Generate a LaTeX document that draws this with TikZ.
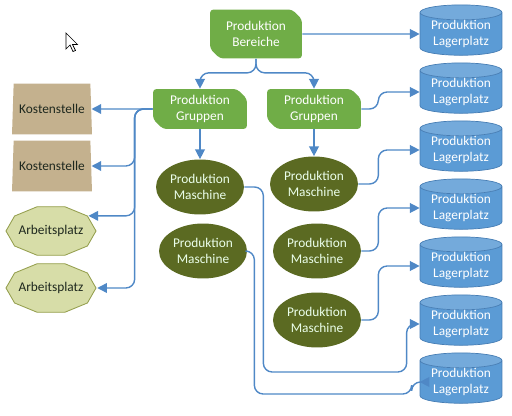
\documentclass[tikz,border=0pt]{standalone}
\usepackage{fontspec}
\setmainfont{Carlito}
\usetikzlibrary{shapes.geometric,shapes.misc,arrows.meta,calc}

\definecolor{grpgreen}{RGB}{112,173,71}
\definecolor{maschgreen}{RGB}{91,106,34}
\definecolor{lagerblue}{RGB}{91,155,213}
\definecolor{lagerline}{RGB}{70,125,180}
\definecolor{kostentan}{RGB}{196,177,142}
\definecolor{apfill}{RGB}{215,221,168}
\definecolor{apline}{RGB}{150,160,80}
\definecolor{linkblue}{RGB}{79,136,198}
\definecolor{darktext}{RGB}{30,40,30}

\tikzset{
	lbl/.style={font=\fontsize{7.6}{9.1}\selectfont, align=center, inner sep=0pt},
	prodbox/.style={lbl, chamfered rectangle, chamfered rectangle corners={north east,south west}, chamfered rectangle xsep=2.5pt, rounded corners=2pt, fill=grpgreen, text=white, minimum width=1.88cm, minimum height=0.8cm},
	maschine/.style={lbl, ellipse, fill=maschgreen, text=white!92!green, minimum width=1.76cm, minimum height=1.1cm},
	lager/.style={lbl, cylinder, shape border rotate=90, aspect=0.25, draw=lagerline, line width=0.4pt, cylinder uses custom fill, cylinder body fill=lagerblue, cylinder end fill=lagerblue!85!white, text=white, minimum width=1.64cm, minimum height=0.96cm},
	kosten/.style={lbl, trapezium, trapezium left angle=80, trapezium right angle=80, trapezium stretches body=true, fill=kostentan, text=darktext, minimum width=1.6cm, minimum height=1.02cm},
	apnode/.style={lbl, ellipse, text=darktext, minimum width=1.8cm, minimum height=1.02cm},
	apshape/.style={fill=apfill, draw=apline, line width=0.5pt},
	link/.style={draw=linkblue, line width=0.8pt, rounded corners=5pt, -{Triangle[length=5.5pt,width=5.5pt]}}
}

\begin{document}
\begin{tikzpicture}[x=0.02cm, y=-0.02cm]
	\useasboundingbox (0,0) rectangle (512,416);
	% mouse pointer
	\filldraw[fill=white, draw=black, line width=0.4pt] (66,33) -- (66,49) -- (70,45) -- (73,51.5) -- (75.5,50.5) -- (72.5,44.5) -- (77.5,44.5) -- cycle;

	% top level and groups
	\node[prodbox, minimum width=1.84cm, minimum height=0.98cm] (ber) at (256,34) {Produktion\\Bereiche};
	\node[prodbox] (grpL) at (200,109) {Produktion\\Gruppen};
	\node[prodbox] (grpR) at (314,109) {Produktion\\Gruppen};

	% machines
	\node[maschine] (mL1) at (200,187) {Produktion\\Maschine};
	\node[maschine] (mL2) at (203,251) {Produktion\\Maschine};
	\node[maschine] (mR1) at (314,184) {Produktion\\Maschine};
	\node[maschine] (mR2) at (317,251) {Produktion\\Maschine};
	\node[maschine] (mR3) at (317,320) {Produktion\\Maschine};

	% storage places
	\foreach \i in {1,...,7}
		\node[lager] (lp\i) at (461,{34+58*(\i-1)}) {Produktion\\Lagerplatz};

	% cost centres and workplaces
	\node[kosten] (ks1) at (52,109) {Kostenstelle};
	\node[kosten] (ks2) at (52,166) {Kostenstelle};
	\foreach \y [count=\i] in {231,288} {
		\filldraw[apshape] (51,\y) +(0:45 and 25.5) \foreach \t in {36,72,...,324} {-- +(\t:45 and 25.5)} -- cycle;
		\node[apnode] (ap\i) at (51,\y) {Arbeitsplatz};
	}

	% connections
	\draw[link] (ber.east) -- (lp1.west);
	\draw[link] (ber.south) -- ++(0,14) -| (grpL.north);
	\draw[link] (ber.south) -- ++(0,14) -| (grpR.north);
	\draw[link] (grpL.south) -- (mL1.north);
	\draw[link] (grpR.south) -- (mR1.north);
	\draw[link] (grpR.east) -- ++(17,0) |- (lp2.west);
	\draw[link] (mR1.east) -- ++(20,0) |- (lp3.west);
	\draw[link] (mR2.east) -- ++(17,0) |- (lp4.west);
	\draw[link] (mR3.east) -- ++(17,0) |- (lp5.west);
	\draw[link] (mL1.east) -- ++(19,0) -- ++(0,185) -| ($(lp6.west)+(-13,0)$) -- (lp6.west);
	\draw[link] (mL2.east) -- ++(7,0) -- ++(0,143) -| ($(lp7.west)+(-8,0)$) -- (lp7.west);
	\draw[link] (grpL.west) -- (ks1.east);
	\draw[link] (grpL.west) -- ++(-18,0) |- (ks2.east);
	\draw[link] (grpL.west) -- ++(-18,0) |- (ap1.22);
	\draw[link] (grpL.west) -- ++(-18,0) |- (ap2.east);
\end{tikzpicture}
\end{document}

====

• PROBLEM REQUIREMENTS: Write the full listing out again with every line unchanged, but include no pictures.

• WORKED SOLUTION:
Generate a LaTeX document that draws this with TikZ.
\documentclass[tikz,border=0pt]{standalone}
\usepackage{fontspec}
\setmainfont{Carlito}
\usetikzlibrary{shapes.geometric,shapes.misc,arrows.meta,calc}

\definecolor{grpgreen}{RGB}{112,173,71}
\definecolor{maschgreen}{RGB}{91,106,34}
\definecolor{lagerblue}{RGB}{91,155,213}
\definecolor{lagerline}{RGB}{70,125,180}
\definecolor{kostentan}{RGB}{196,177,142}
\definecolor{apfill}{RGB}{215,221,168}
\definecolor{apline}{RGB}{150,160,80}
\definecolor{linkblue}{RGB}{79,136,198}
\definecolor{darktext}{RGB}{30,40,30}

\tikzset{
	lbl/.style={font=\fontsize{7.6}{9.1}\selectfont, align=center, inner sep=0pt},
	prodbox/.style={lbl, chamfered rectangle, chamfered rectangle corners={north east,south west}, chamfered rectangle xsep=2.5pt, rounded corners=2pt, fill=grpgreen, text=white, minimum width=1.88cm, minimum height=0.8cm},
	maschine/.style={lbl, ellipse, fill=maschgreen, text=white!92!green, minimum width=1.76cm, minimum height=1.1cm},
	lager/.style={lbl, cylinder, shape border rotate=90, aspect=0.25, draw=lagerline, line width=0.4pt, cylinder uses custom fill, cylinder body fill=lagerblue, cylinder end fill=lagerblue!85!white, text=white, minimum width=1.64cm, minimum height=0.96cm},
	kosten/.style={lbl, trapezium, trapezium left angle=80, trapezium right angle=80, trapezium stretches body=true, fill=kostentan, text=darktext, minimum width=1.6cm, minimum height=1.02cm},
	apnode/.style={lbl, ellipse, text=darktext, minimum width=1.8cm, minimum height=1.02cm},
	apshape/.style={fill=apfill, draw=apline, line width=0.5pt},
	link/.style={draw=linkblue, line width=0.8pt, rounded corners=5pt, -{Triangle[length=5.5pt,width=5.5pt]}}
}

\begin{document}
\begin{tikzpicture}[x=0.02cm, y=-0.02cm]
	\useasboundingbox (0,0) rectangle (512,416);
	% mouse pointer
	\filldraw[fill=white, draw=black, line width=0.4pt] (66,33) -- (66,49) -- (70,45) -- (73,51.5) -- (75.5,50.5) -- (72.5,44.5) -- (77.5,44.5) -- cycle;

	% top level and groups
	\node[prodbox, minimum width=1.84cm, minimum height=0.98cm] (ber) at (256,34) {Produktion\\Bereiche};
	\node[prodbox] (grpL) at (200,109) {Produktion\\Gruppen};
	\node[prodbox] (grpR) at (314,109) {Produktion\\Gruppen};

	% machines
	\node[maschine] (mL1) at (200,187) {Produktion\\Maschine};
	\node[maschine] (mL2) at (203,251) {Produktion\\Maschine};
	\node[maschine] (mR1) at (314,184) {Produktion\\Maschine};
	\node[maschine] (mR2) at (317,251) {Produktion\\Maschine};
	\node[maschine] (mR3) at (317,320) {Produktion\\Maschine};

	% storage places
	\foreach \i in {1,...,7}
		\node[lager] (lp\i) at (461,{34+58*(\i-1)}) {Produktion\\Lagerplatz};

	% cost centres and workplaces
	\node[kosten] (ks1) at (52,109) {Kostenstelle};
	\node[kosten] (ks2) at (52,166) {Kostenstelle};
	\foreach \y [count=\i] in {231,288} {
		\filldraw[apshape] (51,\y) +(0:45 and 25.5) \foreach \t in {36,72,...,324} {-- +(\t:45 and 25.5)} -- cycle;
		\node[apnode] (ap\i) at (51,\y) {Arbeitsplatz};
	}

	% connections
	\draw[link] (ber.east) -- (lp1.west);
	\draw[link] (ber.south) -- ++(0,14) -| (grpL.north);
	\draw[link] (ber.south) -- ++(0,14) -| (grpR.north);
	\draw[link] (grpL.south) -- (mL1.north);
	\draw[link] (grpR.south) -- (mR1.north);
	\draw[link] (grpR.east) -- ++(17,0) |- (lp2.west);
	\draw[link] (mR1.east) -- ++(20,0) |- (lp3.west);
	\draw[link] (mR2.east) -- ++(17,0) |- (lp4.west);
	\draw[link] (mR3.east) -- ++(17,0) |- (lp5.west);
	\draw[link] (mL1.east) -- ++(19,0) -- ++(0,185) -| ($(lp6.west)+(-13,0)$) -- (lp6.west);
	\draw[link] (mL2.east) -- ++(7,0) -- ++(0,143) -| ($(lp7.west)+(-8,0)$) -- (lp7.west);
	\draw[link] (grpL.west) -- (ks1.east);
	\draw[link] (grpL.west) -- ++(-18,0) |- (ks2.east);
	\draw[link] (grpL.west) -- ++(-18,0) |- (ap1.22);
	\draw[link] (grpL.west) -- ++(-18,0) |- (ap2.east);
\end{tikzpicture}
\end{document}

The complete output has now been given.